:: Material to process ::
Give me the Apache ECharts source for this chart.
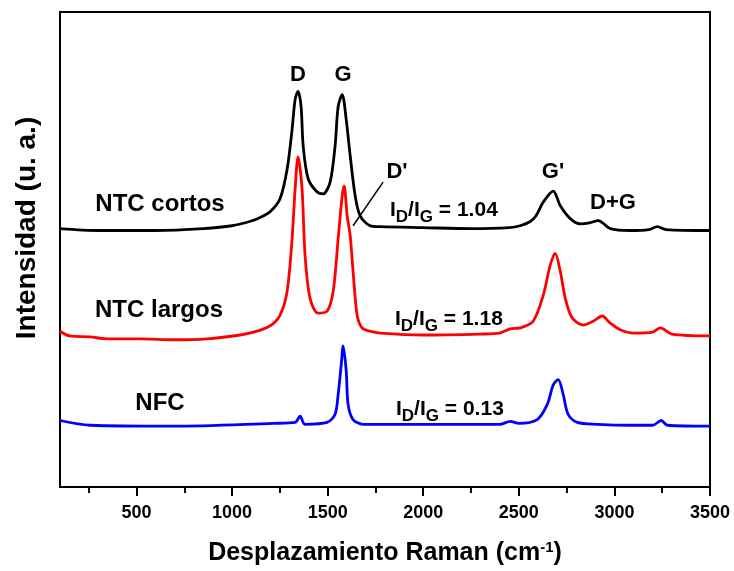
<!DOCTYPE html>
<html>
<head>
<meta charset="utf-8">
<script src="https://cdn.jsdelivr.net/npm/echarts@6/dist/echarts.min.js"></script>
<style>
  html, body { margin: 0; padding: 0; background: #fff; }
  #chart { width: 734px; height: 571px; }
</style>
</head>
<body>
<div id="chart"></div>
<script>
// Raman shift (cm-1) and intensity
const cortosX = [100, 300, 600, 850, 1000, 1100, 1150, 1200, 1251, 1288, 1314, 1330, 1345, 1361, 1372, 1398, 1445, 1476, 1513, 1539, 1555, 1576, 1597, 1618, 1644, 1670, 1722, 1775, 2000, 2250, 2450, 2507, 2560, 2590, 2628, 2680, 2717, 2769, 2821, 2870, 2915, 2978, 3083, 3180, 3224, 3270, 3500];
const cortosY = [54.4, 54.0, 54.0, 54.4, 55.0, 56.0, 56.8, 58.0, 60.7, 66.9, 75.3, 81.6, 83.3, 80.1, 71.8, 64.9, 62.1, 61.7, 64.2, 71.8, 80.1, 82.6, 77.4, 69.7, 61.3, 57.1, 55.0, 54.8, 54.6, 54.4, 54.6, 55.0, 55.9, 57.1, 60.0, 62.3, 59.2, 56.5, 55.4, 55.6, 56.1, 54.4, 54.0, 54.2, 54.8, 54.2, 54.0];

const largosX = [100, 152, 257, 346, 519, 691, 869, 1042, 1131, 1199, 1251, 1288, 1314, 1330, 1345, 1366, 1382, 1408, 1450, 1497, 1529, 1555, 1576, 1586, 1602, 1618, 1633, 1654, 1680, 1722, 1775, 2000, 2300, 2400, 2455, 2507, 2575, 2628, 2664, 2690, 2717, 2743, 2779, 2837, 2889, 2936, 2978, 3031, 3099, 3200, 3240, 3300, 3500];
const largosY = [32.8, 31.8, 31.6, 31.2, 31.2, 31.0, 31.2, 32.0, 32.8, 33.9, 36.2, 41.2, 52.3, 62.8, 69.5, 62.8, 48.7, 39.7, 36.6, 37.0, 41.2, 52.3, 61.3, 63.4, 57.1, 52.9, 45.4, 36.2, 33.5, 32.8, 32.4, 32.0, 32.2, 32.4, 33.3, 33.5, 34.9, 40.4, 46.7, 49.2, 45.4, 39.7, 35.6, 34.1, 34.9, 36.0, 34.5, 33.1, 32.4, 32.6, 33.5, 32.2, 31.8];

const nfcX = [100, 257, 691, 1215, 1330, 1356, 1382, 1497, 1539, 1555, 1571, 1581, 1597, 1607, 1633, 1686, 2000, 2400, 2455, 2500, 2596, 2649, 2680, 2706, 2732, 2758, 2806, 2910, 3083, 3200, 3245, 3277, 3500];
const nfcY = [14.0, 13.0, 12.8, 13.4, 13.6, 14.9, 13.2, 13.6, 15.3, 19.5, 25.7, 29.7, 24.5, 17.4, 14.2, 13.2, 13.2, 13.2, 13.8, 13.4, 14.2, 17.4, 21.5, 22.6, 19.5, 15.3, 13.6, 13.2, 13.0, 13.0, 14.0, 13.0, 12.8];

const majorTicks = [500, 1000, 1500, 2000, 2500, 3000, 3500];
const minorTicks = [250, 750, 1250, 1750, 2250, 2750, 3250];

const pairs = (xs, ys) => xs.map((x, i) => [x, ys[i]]);

const FONT = '"Liberation Sans", Arial, sans-serif';

let myChart = echarts.init(document.getElementById('chart'));

const lineSeries = (name, xs, ys, color) => ({
  name: name,
  type: 'line',
  data: pairs(xs, ys),
  showSymbol: false,
  smooth: 0.3,
  lineStyle: { color: color, width: 2.8 },
  silent: true
});

const blackSeries = lineSeries('NTC cortos', cortosX, cortosY, '#000000');
// leader line from the D' label to the shoulder
blackSeries.markLine = {
  silent: true,
  symbol: ['none', 'none'],
  label: { show: false },
  lineStyle: { color: '#000', width: 1.5, type: 'solid' },
  data: [[{ coord: [1790, 64.2] }, { coord: [1633, 55.0] }]]
};

const txt = (text, x, y, size, rotation) => ({
  type: 'text',
  x: x,
  y: y,
  rotation: rotation || 0,
  style: {
    text: text,
    font: 'bold ' + size + 'px ' + FONT,
    fill: '#000',
    align: 'center',
    verticalAlign: 'middle'
  }
});

const ratio = (value, x, y) => ({
  type: 'text',
  x: x,
  y: y,
  style: {
    text: '{i|I}{s|D}{i|/I}{s|G}{i| = ' + value + '}',
    align: 'left',
    verticalAlign: 'middle',
    rich: {
      i: { font: 'bold 21px ' + FONT, fill: '#000' },
      s: { font: 'bold 17px ' + FONT, fill: '#000', padding: [14, 0, 0, 0] }
    }
  }
});

myChart.setOption({
  animation: false,
  backgroundColor: '#fff',
  grid: {
    left: 60,
    right: 24,
    top: 12,
    bottom: 81,
    show: true,
    borderColor: '#000',
    borderWidth: 2,
    containLabel: false
  },
  xAxis: [
    {
      type: 'value',
      min: 100,
      max: 3500,
      name: '{a|Desplazamiento Raman (cm}{sup|-1}{a|)}',
      nameLocation: 'middle',
      nameGap: 53,
      nameTextStyle: {
        rich: {
          a: { fontFamily: FONT, fontWeight: 'bold', fontSize: 25, color: '#000' },
          sup: { fontFamily: FONT, fontWeight: 'bold', fontSize: 15, color: '#000', padding: [0, 0, 12, 0] }
        }
      },
      axisLine: { show: true, lineStyle: { color: '#000', width: 2 } },
      axisTick: { show: true, inside: false, length: 9, customValues: majorTicks, lineStyle: { color: '#000', width: 2 } },
      axisLabel: {
        customValues: majorTicks,
        formatter: (v) => String(v),
        margin: 17,
        fontFamily: FONT,
        fontWeight: 'bold',
        fontSize: 18,
        color: '#000'
      },
      splitLine: { show: false }
    },
    {
      type: 'value',
      min: 100,
      max: 3500,
      position: 'bottom',
      axisLine: { show: false },
      axisTick: { show: true, inside: false, length: 6, customValues: minorTicks, lineStyle: { color: '#000', width: 2 } },
      axisLabel: { show: false },
      splitLine: { show: false }
    }
  ],
  yAxis: {
    type: 'value',
    min: 0,
    max: 100,
    axisLine: { show: true, lineStyle: { color: '#000', width: 2 } },
    axisTick: { show: false },
    axisLabel: { show: false },
    splitLine: { show: false }
  },
  series: [
    blackSeries,
    lineSeries('NTC largos', largosX, largosY, '#ff0000'),
    lineSeries('NFC', nfcX, nfcY, '#0000ff')
  ],
  graphic: [
    txt('Intensidad (u. a.)', 27, 228, 28, Math.PI / 2),
    txt('NTC cortos', 160, 204, 24),
    txt('NTC largos', 159, 310, 24),
    txt('NFC', 160, 403, 24),
    txt('D', 298, 75, 22),
    txt('G', 343, 75, 22),
    txt("D'", 397, 172, 22),
    txt("G'", 553, 172, 22),
    txt('D+G', 613, 203, 22),
    ratio('1.04', 390, 210),
    ratio('1.18', 395, 319),
    ratio('0.13', 396, 409)
  ]
});
</script>
</body>
</html>
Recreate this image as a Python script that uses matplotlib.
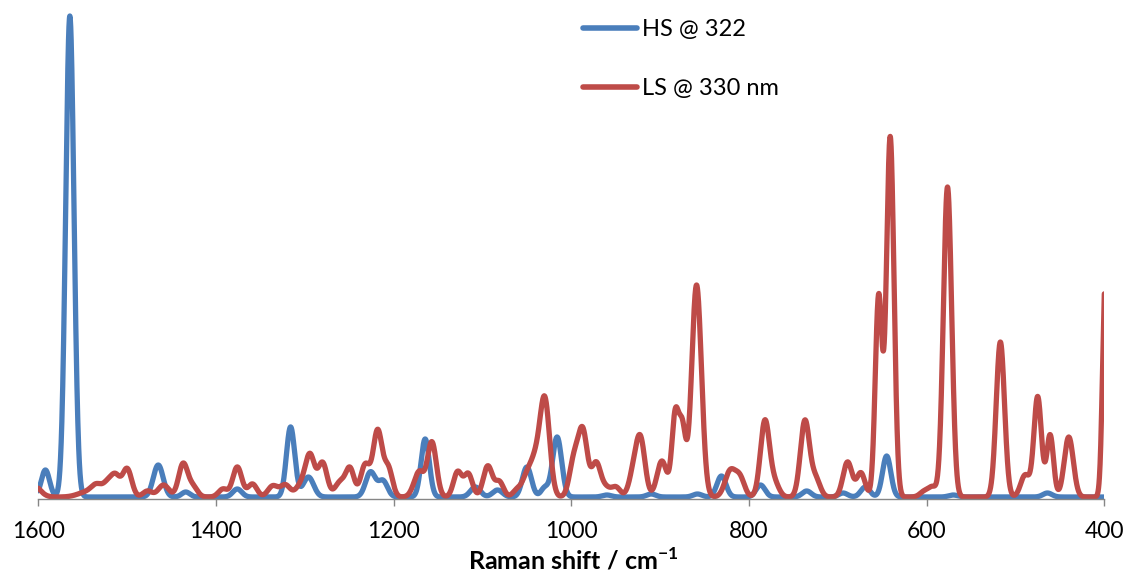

:: Work instructions ::
Take the lines from the start of the material to the line with "54.8, 54.2, 54.0];", both included, and transcribe them exactly without the pictures.

:: Solution to the problem ::
Give me the Apache ECharts source for this chart.
<!DOCTYPE html>
<html>
<head>
<meta charset="utf-8">
<script src="https://cdn.jsdelivr.net/npm/echarts@6/dist/echarts.min.js"></script>
<style>
  html, body { margin: 0; padding: 0; background: #fff; }
  #chart { width: 734px; height: 571px; }
</style>
</head>
<body>
<div id="chart"></div>
<script>
// Raman shift (cm-1) and intensity
const cortosX = [100, 300, 600, 850, 1000, 1100, 1150, 1200, 1251, 1288, 1314, 1330, 1345, 1361, 1372, 1398, 1445, 1476, 1513, 1539, 1555, 1576, 1597, 1618, 1644, 1670, 1722, 1775, 2000, 2250, 2450, 2507, 2560, 2590, 2628, 2680, 2717, 2769, 2821, 2870, 2915, 2978, 3083, 3180, 3224, 3270, 3500];
const cortosY = [54.4, 54.0, 54.0, 54.4, 55.0, 56.0, 56.8, 58.0, 60.7, 66.9, 75.3, 81.6, 83.3, 80.1, 71.8, 64.9, 62.1, 61.7, 64.2, 71.8, 80.1, 82.6, 77.4, 69.7, 61.3, 57.1, 55.0, 54.8, 54.6, 54.4, 54.6, 55.0, 55.9, 57.1, 60.0, 62.3, 59.2, 56.5, 55.4, 55.6, 56.1, 54.4, 54.0, 54.2, 54.8, 54.2, 54.0];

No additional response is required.